There’s a difference between something you use… and somewhere you return to.
At first, most Web3 games feel like tools. You log in with a purpose. Do a few actions. Check outcomes. Then leave. The interaction is clean, but also transactional. You’re there to do something specific, not to stay.
That’s how I approached Pixels in the beginning too.
Just another system to understand.
Just another loop to test.
But after a while, something subtle started to change.
I stopped logging in with a goal.
I started logging in out of habit.
Not a strong habit. Nothing forced. Just a quiet sense that I wanted to check in. See how things looked. Maybe adjust something small, maybe not. The intention wasn’t clear, but the action was consistent.
That’s when I realized it no longer felt like a system.
It started to feel like a place.
That shift is hard to explain, but easy to notice once it happens.
In a system, everything is structured around outcomes. You interact to achieve something. There’s always a reason behind what you’re doing, even if it’s small.
In a place, that pressure fades.
You can still do things.
But you don’t have to.
You can just exist there for a moment.
Walk around. Check your farm. See what changed. Then leave again.
Nothing is demanded.
Nothing is evaluated.
That’s not something most Web3 games manage to create.
Because the moment value is introduced, systems tend to tighten. They push players toward efficiency. They create subtle expectations around how time should be used.
And over time, that turns everything into a loop you manage, not a space you inhabit.
Pixels feels different because it leaves room for that second mode.
You can treat it like a system if you want.
But you can also treat it like a place.
That duality is what makes it interesting.
The world doesn’t feel static. It changes slowly, but it changes. Crops grow. Spaces evolve. Your presence has continuity, even if you’re not actively optimizing anything.
That continuity matters.
Because it creates a sense of return.
Not return as in “I need to do this again.”
But return as in “this is still here.”
That’s closer to how real environments feel.
You don’t visit them to complete tasks.
You visit them because they exist in a way that feels stable.
That stability is something crypto hasn’t fully mastered yet.
Most systems feel temporary.
Not unreliable, but unfinished. Always shifting, always evolving, always one update away from feeling different again.
That makes it hard to form attachment.
Because attachment depends on consistency.
Pixels, at least for now, holds onto that consistency better than most.
The loop doesn’t change drastically.
The world doesn’t reset.
Your progress doesn’t feel fragile.
That allows something else to form.
Familiarity.
And familiarity is what turns interaction into habit.
You don’t think about why you’re opening it.
You just do.
That’s where things start to feel less like a product and more like an environment.
Of course, the system underneath still exists.
There are mechanics.
There are economies.
There are ways to optimize and improve.
That layer doesn’t disappear.
But it doesn’t dominate either.
And that balance is important.
Because if the system takes over completely, the sense of place disappears.
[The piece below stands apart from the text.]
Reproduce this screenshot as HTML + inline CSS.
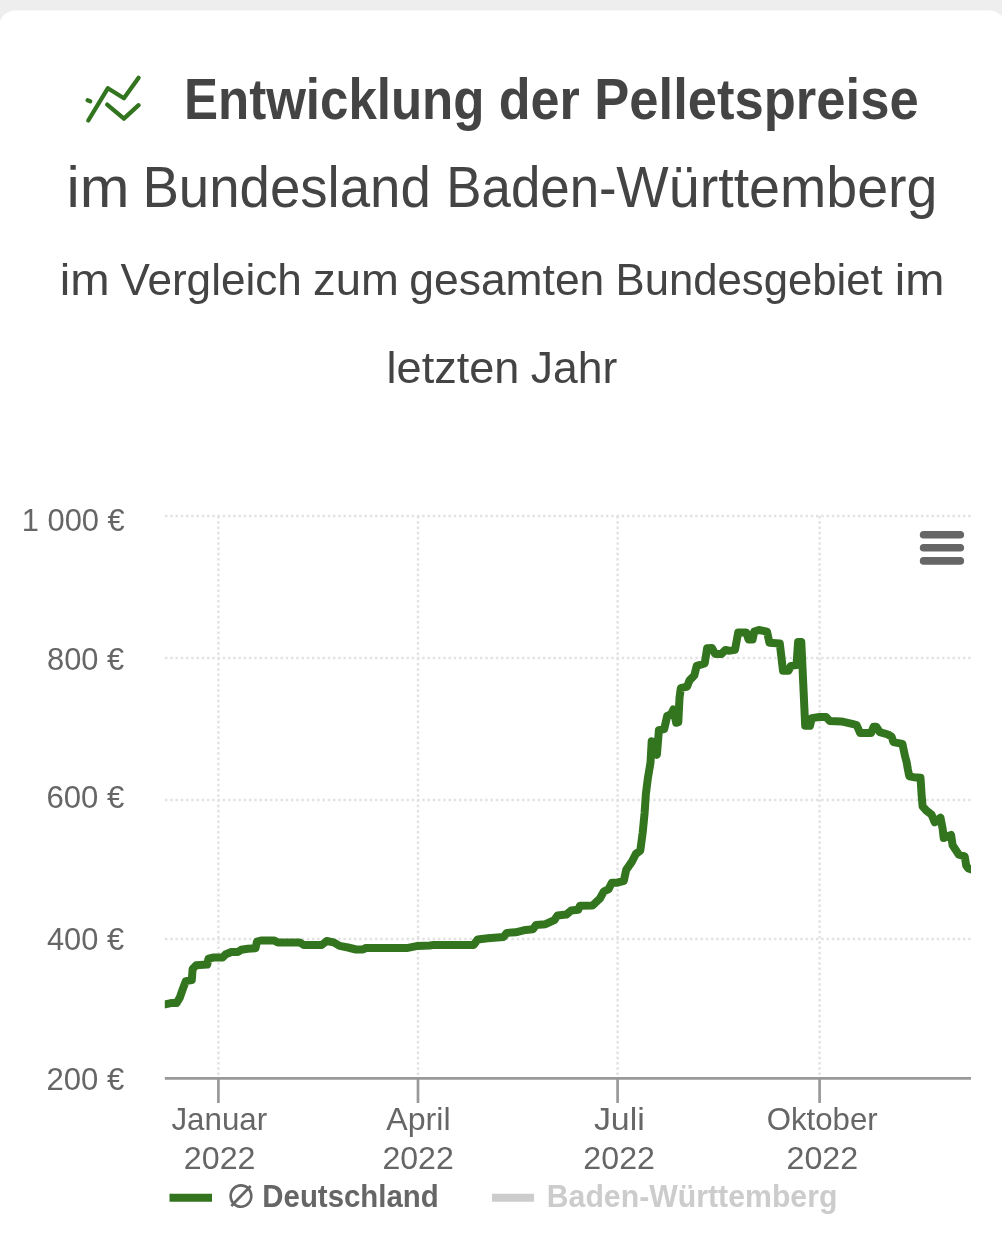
<!DOCTYPE html>
<html lang="de"><head><meta charset="utf-8"><title>Entwicklung der Pelletspreise</title>
<style>
html,body{margin:0;padding:0;background:#eee;}
body{width:1002px;height:1235px;overflow:hidden;position:relative;font-family:"Liberation Sans",sans-serif;}
svg{position:absolute;left:0;top:0;display:block;}
text{font-family:"Liberation Sans",sans-serif;}
</style></head><body>
<svg width="1002" height="1235" viewBox="0 0 1002 1235">
<rect x="0" y="0" width="1002" height="1235" fill="#eeeeee"/>
<rect x="-1" y="10.6" width="1006.5" height="1300" rx="16" ry="16" fill="#ffffff"/>
<g fill="none" stroke="#33751f" stroke-width="4.3" stroke-linecap="round" stroke-linejoin="round">
<path d="M88.3 120.5 L107.9 88.2 L123.9 98.2 L138.6 77.8"/>
<path d="M87.6 100.3 L90.2 101.2"/>
<path d="M107.2 104.6 L123.9 118.7 L138.6 105.2"/>
</g>
<text x="183.95" y="118.9" font-size="57" fill="#444444" font-weight="bold" textLength="300.50" lengthAdjust="spacingAndGlyphs">Entwicklung</text>
<text x="498.79" y="118.9" font-size="57" fill="#444444" font-weight="bold" textLength="81.08" lengthAdjust="spacingAndGlyphs">der</text>
<text x="594.26" y="118.9" font-size="57" fill="#444444" font-weight="bold" textLength="324.37" lengthAdjust="spacingAndGlyphs">Pelletspreise</text>
<text x="66.42" y="207.4" font-size="57" fill="#444444" textLength="63.00" lengthAdjust="spacingAndGlyphs">im</text>
<text x="142.42" y="207.4" font-size="57" fill="#444444" textLength="288.43" lengthAdjust="spacingAndGlyphs">Bundesland</text>
<text x="446.27" y="207.4" font-size="57" fill="#444444" textLength="170.36" lengthAdjust="spacingAndGlyphs">Baden-</text>
<text x="616.36" y="207.4" font-size="57" fill="#444444" textLength="321.15" lengthAdjust="spacingAndGlyphs">Württemberg</text>
<text x="59.68" y="295.4" font-size="45" fill="#444444" textLength="49.86" lengthAdjust="spacingAndGlyphs">im</text>
<text x="120.41" y="295.4" font-size="45" fill="#444444" textLength="181.48" lengthAdjust="spacingAndGlyphs">Vergleich</text>
<text x="313.05" y="295.4" font-size="45" fill="#444444" textLength="85.74" lengthAdjust="spacingAndGlyphs">zum</text>
<text x="409.34" y="295.4" font-size="45" fill="#444444" textLength="194.95" lengthAdjust="spacingAndGlyphs">gesamten</text>
<text x="615.55" y="295.4" font-size="45" fill="#444444" textLength="267.10" lengthAdjust="spacingAndGlyphs">Bundesgebiet</text>
<text x="894.81" y="295.4" font-size="45" fill="#444444" textLength="49.62" lengthAdjust="spacingAndGlyphs">im</text>
<text x="386.59" y="383.1" font-size="45" fill="#444444" textLength="132.83" lengthAdjust="spacingAndGlyphs">letzten</text>
<text x="530.82" y="383.1" font-size="45" fill="#444444" textLength="86.50" lengthAdjust="spacingAndGlyphs">Jahr</text>
<g stroke="#e2e2e2" stroke-width="2.4" stroke-dasharray="2.4 2.85" fill="none"><line x1="165" y1="516" x2="971" y2="516"/><line x1="165" y1="658" x2="971" y2="658"/><line x1="165" y1="800" x2="971" y2="800"/><line x1="165" y1="939" x2="971" y2="939"/></g>
<g stroke="#e2e2e2" stroke-width="2.4" stroke-dasharray="2.4 2.85" fill="none"><line x1="218.4" y1="516" x2="218.4" y2="1077"/><line x1="418" y1="516" x2="418" y2="1077"/><line x1="617.6" y1="516" x2="617.6" y2="1077"/><line x1="819.6" y1="516" x2="819.6" y2="1077"/></g>
<g stroke="#999999" stroke-width="2.7" fill="none"><line x1="164.8" y1="1078.3" x2="971" y2="1078.3"/><line x1="218.4" y1="1078.3" x2="218.4" y2="1103"/><line x1="418" y1="1078.3" x2="418" y2="1103"/><line x1="617.6" y1="1078.3" x2="617.6" y2="1103"/><line x1="819.6" y1="1078.3" x2="819.6" y2="1103"/></g>
<text x="21.75" y="530.5" font-size="30.5" fill="#666666" textLength="103.02" lengthAdjust="spacingAndGlyphs">1 000 €</text>
<text x="47.01" y="669.5" font-size="30.5" fill="#666666" textLength="77.13" lengthAdjust="spacingAndGlyphs">800 €</text>
<text x="46.43" y="808.3" font-size="30.5" fill="#666666" textLength="77.84" lengthAdjust="spacingAndGlyphs">600 €</text>
<text x="46.92" y="950.4" font-size="30.5" fill="#666666" textLength="77.17" lengthAdjust="spacingAndGlyphs">400 €</text>
<text x="46.46" y="1089.5" font-size="30.5" fill="#666666" textLength="77.80" lengthAdjust="spacingAndGlyphs">200 €</text>
<text x="171.46" y="1130.1" font-size="30.5" fill="#666666" textLength="95.69" lengthAdjust="spacingAndGlyphs">Januar</text>
<text x="183.83" y="1169.1" font-size="30.5" fill="#666666" textLength="71.66" lengthAdjust="spacingAndGlyphs">2022</text>
<text x="386.28" y="1130.1" font-size="30.5" fill="#666666" textLength="64.25" lengthAdjust="spacingAndGlyphs">April</text>
<text x="382.41" y="1169.1" font-size="30.5" fill="#666666" textLength="71.44" lengthAdjust="spacingAndGlyphs">2022</text>
<text x="593.91" y="1130.1" font-size="30.5" fill="#666666" textLength="50.90" lengthAdjust="spacingAndGlyphs">Juli</text>
<text x="583.38" y="1169.1" font-size="30.5" fill="#666666" textLength="71.52" lengthAdjust="spacingAndGlyphs">2022</text>
<text x="766.77" y="1130.1" font-size="30.5" fill="#666666" textLength="110.82" lengthAdjust="spacingAndGlyphs">Oktober</text>
<text x="786.54" y="1169.1" font-size="30.5" fill="#666666" textLength="71.65" lengthAdjust="spacingAndGlyphs">2022</text>
<clipPath id="plot"><rect x="164.8" y="500" width="806.2" height="580"/></clipPath>
<path clip-path="url(#plot)" d="M158.0 1004.6 L164.9 1004.4 L171.0 1003.1 L176.5 1003.1 L179.8 997.6 L182.5 989.9 L185.8 981.1 L191.8 980.0 L192.6 969.0 L196.2 965.2 L207.2 964.6 L208.5 958.6 L213.8 957.5 L222.6 957.5 L225.9 954.2 L231.3 952.0 L237.9 952.0 L241.2 949.8 L247.8 948.7 L255.5 948.2 L257.0 941.6 L261.0 940.5 L263.8 940.4 L273.8 940.4 L277.8 942.4 L299.7 942.4 L303.7 945.0 L321.7 945.0 L326.7 941.0 L333.7 942.4 L339.6 945.9 L348.0 947.5 L356.0 949.5 L363.0 949.5 L366.0 947.9 L407.9 947.9 L417.8 945.9 L429.8 945.5 L433.8 944.9 L473.7 944.9 L477.7 939.5 L487.7 938.3 L503.7 936.9 L506.7 932.9 L515.6 932.3 L525.6 929.9 L532.8 929.3 L536.0 925.0 L545.5 924.2 L554.3 920.2 L557.5 915.4 L566.3 914.6 L571.1 910.6 L578.3 909.8 L579.9 905.8 L592.7 905.4 L599.8 898.7 L603.8 891.5 L608.6 889.1 L611.8 882.7 L617.4 882.7 L623.8 880.8 L626.2 869.9 L631.8 861.9 L635.8 854.0 L640.3 850.5 L642.7 832.5 L644.6 813.1 L645.9 793.7 L647.9 778.1 L650.5 762.6 L651.7 741.2 L656.9 754.8 L658.9 730.2 L664.2 729.0 L667.2 716.0 L671.2 714.2 L673.4 709.5 L676.2 722.8 L678.3 722.2 L679.5 698.0 L680.8 688.2 L687.1 686.6 L689.5 680.3 L694.3 675.5 L696.7 665.9 L704.7 663.5 L707.1 648.3 L711.9 648.0 L715.1 653.9 L721.5 653.9 L725.5 649.9 L728.7 650.7 L735.0 649.9 L738.2 632.4 L746.2 632.4 L748.6 639.5 L752.6 639.5 L754.2 631.6 L759.0 630.0 L767.0 631.6 L769.4 642.7 L779.8 643.5 L783.0 670.7 L788.5 670.7 L790.9 665.9 L796.5 665.1 L798.1 641.9 L801.3 641.9 L805.2 725.8 L810.0 725.8 L811.7 718.3 L819.8 716.9 L826.0 716.9 L829.6 720.9 L841.3 721.4 L852.1 723.8 L856.6 725.0 L860.2 733.1 L871.0 733.1 L873.6 726.8 L876.3 726.8 L879.9 732.2 L888.0 734.5 L891.6 736.7 L893.4 742.1 L902.4 743.9 L905.1 756.5 L906.6 762.0 L907.9 769.5 L909.3 776.3 L913.7 777.2 L920.5 777.8 L921.6 794.7 L922.6 806.3 L926.3 810.5 L931.6 814.7 L934.7 822.3 L940.5 817.7 L942.6 828.4 L943.7 838.0 L951.1 835.0 L952.6 845.3 L958.9 854.7 L964.7 856.3 L966.3 865.8 L968.4 868.4 L975.0 870.5" fill="none" stroke="#33751f" stroke-width="8" stroke-linejoin="round" stroke-linecap="butt"/>
<g stroke="#666666" stroke-width="7.6" stroke-linecap="round"><line x1="923.6" y1="534.7" x2="960.3" y2="534.7"/><line x1="923.6" y1="547.8" x2="960.3" y2="547.8"/><line x1="923.6" y1="560.9" x2="960.3" y2="560.9"/></g>
<line x1="169.5" y1="1197.7" x2="212" y2="1197.7" stroke="#33751f" stroke-width="8"/>
<line x1="492" y1="1197.7" x2="534" y2="1197.7" stroke="#cccccc" stroke-width="8"/>
<text x="225.18" y="1207.6" font-size="31.5" fill="#666666" font-weight="500" style="font-family:'Liberation Sans','Noto Sans CJK SC',sans-serif" textLength="31.48" lengthAdjust="spacingAndGlyphs">∅</text>
<text x="262.31" y="1207" font-size="30.5" fill="#666666" font-weight="bold" textLength="176.45" lengthAdjust="spacingAndGlyphs">Deutschland</text>
<text x="546.73" y="1207" font-size="30.5" fill="#cccccc" font-weight="bold" textLength="290.72" lengthAdjust="spacingAndGlyphs">Baden-Württemberg</text>
</svg>
</body></html>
Everything becomes about doing, not being.
Pixels hasn’t fully solved that tension.
No Web3 game has.
But it leans enough toward the “place” side that you can feel the difference.
You can log in without a plan.
You can leave without finishing anything.
You can return without needing a reason.
That’s not something people usually talk about.
Because it doesn’t show up in metrics.
It doesn’t look impressive on paper.
But it changes how the experience feels.
At this point, I find myself less interested in how advanced a game is and more interested in whether it gives me a reason to return that isn’t tied to outcomes.
Something that exists even when I’m not trying to optimize it.
Pixels gets closer to that than most.
Not by adding more.
But by leaving enough space for the experience to breathe.
And sometimes, that’s what makes something feel real.
Not how much it offers…
But how comfortable it is to come back to.